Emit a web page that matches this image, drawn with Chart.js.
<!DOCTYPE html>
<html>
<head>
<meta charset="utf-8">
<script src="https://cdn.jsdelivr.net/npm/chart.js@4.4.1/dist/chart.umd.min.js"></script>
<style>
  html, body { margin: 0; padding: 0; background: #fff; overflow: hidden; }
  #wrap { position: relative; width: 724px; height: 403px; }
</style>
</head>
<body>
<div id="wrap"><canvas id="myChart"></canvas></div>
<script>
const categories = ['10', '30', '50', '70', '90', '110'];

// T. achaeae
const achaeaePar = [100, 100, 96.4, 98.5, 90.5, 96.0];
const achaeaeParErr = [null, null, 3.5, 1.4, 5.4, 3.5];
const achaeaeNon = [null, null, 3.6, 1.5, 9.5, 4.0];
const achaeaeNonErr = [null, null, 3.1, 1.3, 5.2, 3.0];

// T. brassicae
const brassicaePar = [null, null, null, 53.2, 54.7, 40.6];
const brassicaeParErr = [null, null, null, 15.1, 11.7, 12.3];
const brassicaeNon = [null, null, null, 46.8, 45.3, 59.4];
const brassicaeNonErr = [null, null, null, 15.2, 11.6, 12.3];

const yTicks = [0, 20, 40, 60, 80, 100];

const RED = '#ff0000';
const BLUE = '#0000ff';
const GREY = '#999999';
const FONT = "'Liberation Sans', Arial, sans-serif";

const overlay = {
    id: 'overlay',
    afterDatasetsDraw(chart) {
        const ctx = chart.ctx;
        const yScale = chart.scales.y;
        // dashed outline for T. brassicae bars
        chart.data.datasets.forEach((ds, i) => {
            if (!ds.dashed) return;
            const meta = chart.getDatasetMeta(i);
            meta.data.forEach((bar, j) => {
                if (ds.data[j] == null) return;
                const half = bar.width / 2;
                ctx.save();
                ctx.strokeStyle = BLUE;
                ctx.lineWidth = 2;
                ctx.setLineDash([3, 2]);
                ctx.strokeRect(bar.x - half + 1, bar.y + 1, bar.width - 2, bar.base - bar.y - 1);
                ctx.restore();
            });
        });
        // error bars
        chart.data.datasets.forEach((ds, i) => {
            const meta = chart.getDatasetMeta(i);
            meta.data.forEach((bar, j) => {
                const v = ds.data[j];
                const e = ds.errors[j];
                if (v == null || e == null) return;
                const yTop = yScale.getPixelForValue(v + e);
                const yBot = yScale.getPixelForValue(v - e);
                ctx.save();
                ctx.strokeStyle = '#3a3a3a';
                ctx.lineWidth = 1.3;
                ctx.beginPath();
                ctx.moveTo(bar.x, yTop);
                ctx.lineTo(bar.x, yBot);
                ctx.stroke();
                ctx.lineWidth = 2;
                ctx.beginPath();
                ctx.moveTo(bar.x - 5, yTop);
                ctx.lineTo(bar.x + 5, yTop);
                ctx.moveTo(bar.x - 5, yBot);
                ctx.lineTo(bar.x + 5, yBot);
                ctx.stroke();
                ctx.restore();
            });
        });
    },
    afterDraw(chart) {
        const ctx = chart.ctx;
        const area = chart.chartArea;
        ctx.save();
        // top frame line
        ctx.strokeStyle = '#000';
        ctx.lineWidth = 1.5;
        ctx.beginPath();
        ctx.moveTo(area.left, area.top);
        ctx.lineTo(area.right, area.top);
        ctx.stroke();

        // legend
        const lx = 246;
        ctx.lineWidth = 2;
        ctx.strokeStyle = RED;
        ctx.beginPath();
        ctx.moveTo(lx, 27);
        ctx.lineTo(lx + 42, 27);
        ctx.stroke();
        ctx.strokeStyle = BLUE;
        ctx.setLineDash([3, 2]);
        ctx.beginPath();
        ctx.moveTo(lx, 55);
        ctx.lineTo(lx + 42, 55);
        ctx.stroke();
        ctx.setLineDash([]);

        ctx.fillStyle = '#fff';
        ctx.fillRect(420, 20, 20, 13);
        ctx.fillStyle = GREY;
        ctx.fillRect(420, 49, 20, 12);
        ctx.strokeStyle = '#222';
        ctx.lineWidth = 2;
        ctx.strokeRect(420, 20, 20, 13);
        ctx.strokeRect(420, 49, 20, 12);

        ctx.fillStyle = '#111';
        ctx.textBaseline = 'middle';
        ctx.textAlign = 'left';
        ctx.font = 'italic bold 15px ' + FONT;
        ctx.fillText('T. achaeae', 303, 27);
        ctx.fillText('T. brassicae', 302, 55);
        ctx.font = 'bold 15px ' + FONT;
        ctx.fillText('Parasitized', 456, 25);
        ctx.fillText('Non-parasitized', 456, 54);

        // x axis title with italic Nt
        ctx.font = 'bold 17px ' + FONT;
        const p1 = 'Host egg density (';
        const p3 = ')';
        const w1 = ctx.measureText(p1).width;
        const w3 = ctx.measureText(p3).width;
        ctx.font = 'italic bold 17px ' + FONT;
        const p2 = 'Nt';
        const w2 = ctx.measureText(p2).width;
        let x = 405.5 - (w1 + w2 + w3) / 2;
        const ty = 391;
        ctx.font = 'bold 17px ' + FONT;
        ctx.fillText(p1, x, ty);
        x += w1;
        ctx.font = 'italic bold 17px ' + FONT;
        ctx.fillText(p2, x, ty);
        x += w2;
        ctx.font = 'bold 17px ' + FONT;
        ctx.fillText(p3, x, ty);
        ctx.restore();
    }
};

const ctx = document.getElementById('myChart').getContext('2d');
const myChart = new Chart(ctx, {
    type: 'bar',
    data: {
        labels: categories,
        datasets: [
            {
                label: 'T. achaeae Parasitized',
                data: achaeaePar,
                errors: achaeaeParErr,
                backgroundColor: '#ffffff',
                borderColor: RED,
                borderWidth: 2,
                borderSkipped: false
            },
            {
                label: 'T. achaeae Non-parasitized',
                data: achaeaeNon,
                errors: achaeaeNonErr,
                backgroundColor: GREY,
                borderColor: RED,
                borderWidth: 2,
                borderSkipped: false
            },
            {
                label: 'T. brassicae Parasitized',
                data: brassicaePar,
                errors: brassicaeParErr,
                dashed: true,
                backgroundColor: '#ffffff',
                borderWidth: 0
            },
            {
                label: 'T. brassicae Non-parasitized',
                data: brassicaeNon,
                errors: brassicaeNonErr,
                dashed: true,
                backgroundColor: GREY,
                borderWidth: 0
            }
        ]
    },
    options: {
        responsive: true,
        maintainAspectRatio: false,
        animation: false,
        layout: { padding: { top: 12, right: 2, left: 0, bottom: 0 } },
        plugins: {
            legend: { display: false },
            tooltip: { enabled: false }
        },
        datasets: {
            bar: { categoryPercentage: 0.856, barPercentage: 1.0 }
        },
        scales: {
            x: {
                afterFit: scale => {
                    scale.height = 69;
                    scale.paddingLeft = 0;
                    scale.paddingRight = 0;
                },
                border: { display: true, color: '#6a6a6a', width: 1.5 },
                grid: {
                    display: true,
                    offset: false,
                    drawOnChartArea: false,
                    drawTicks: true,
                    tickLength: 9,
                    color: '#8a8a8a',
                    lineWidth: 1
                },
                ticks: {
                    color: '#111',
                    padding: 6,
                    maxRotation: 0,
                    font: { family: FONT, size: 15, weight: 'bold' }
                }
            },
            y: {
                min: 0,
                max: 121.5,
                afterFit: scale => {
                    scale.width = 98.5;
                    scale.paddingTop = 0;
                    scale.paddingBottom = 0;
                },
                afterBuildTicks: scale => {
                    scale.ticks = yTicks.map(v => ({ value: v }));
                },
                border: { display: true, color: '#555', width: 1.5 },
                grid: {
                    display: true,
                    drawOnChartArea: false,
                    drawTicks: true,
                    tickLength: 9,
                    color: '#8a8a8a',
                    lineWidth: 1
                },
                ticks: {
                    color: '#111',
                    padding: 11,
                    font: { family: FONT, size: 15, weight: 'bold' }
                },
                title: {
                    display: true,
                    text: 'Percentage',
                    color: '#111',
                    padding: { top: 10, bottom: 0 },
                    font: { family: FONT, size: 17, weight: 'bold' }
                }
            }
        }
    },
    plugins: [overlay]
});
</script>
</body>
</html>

○ ○ ○ ○ ○ ○ ○

▸ **WORK INSTRUCTIONS**:
From the first line above through the line that contains "const categories = ['10', '30', '50', '70', '90', '110'];", quote each line exactly. Output nothing more.

▸ **TASK RESULT**:
Emit a web page that matches this image, drawn with Chart.js.
<!DOCTYPE html>
<html>
<head>
<meta charset="utf-8">
<script src="https://cdn.jsdelivr.net/npm/chart.js@4.4.1/dist/chart.umd.min.js"></script>
<style>
  html, body { margin: 0; padding: 0; background: #fff; overflow: hidden; }
  #wrap { position: relative; width: 724px; height: 403px; }
</style>
</head>
<body>
<div id="wrap"><canvas id="myChart"></canvas></div>
<script>
const categories = ['10', '30', '50', '70', '90', '110'];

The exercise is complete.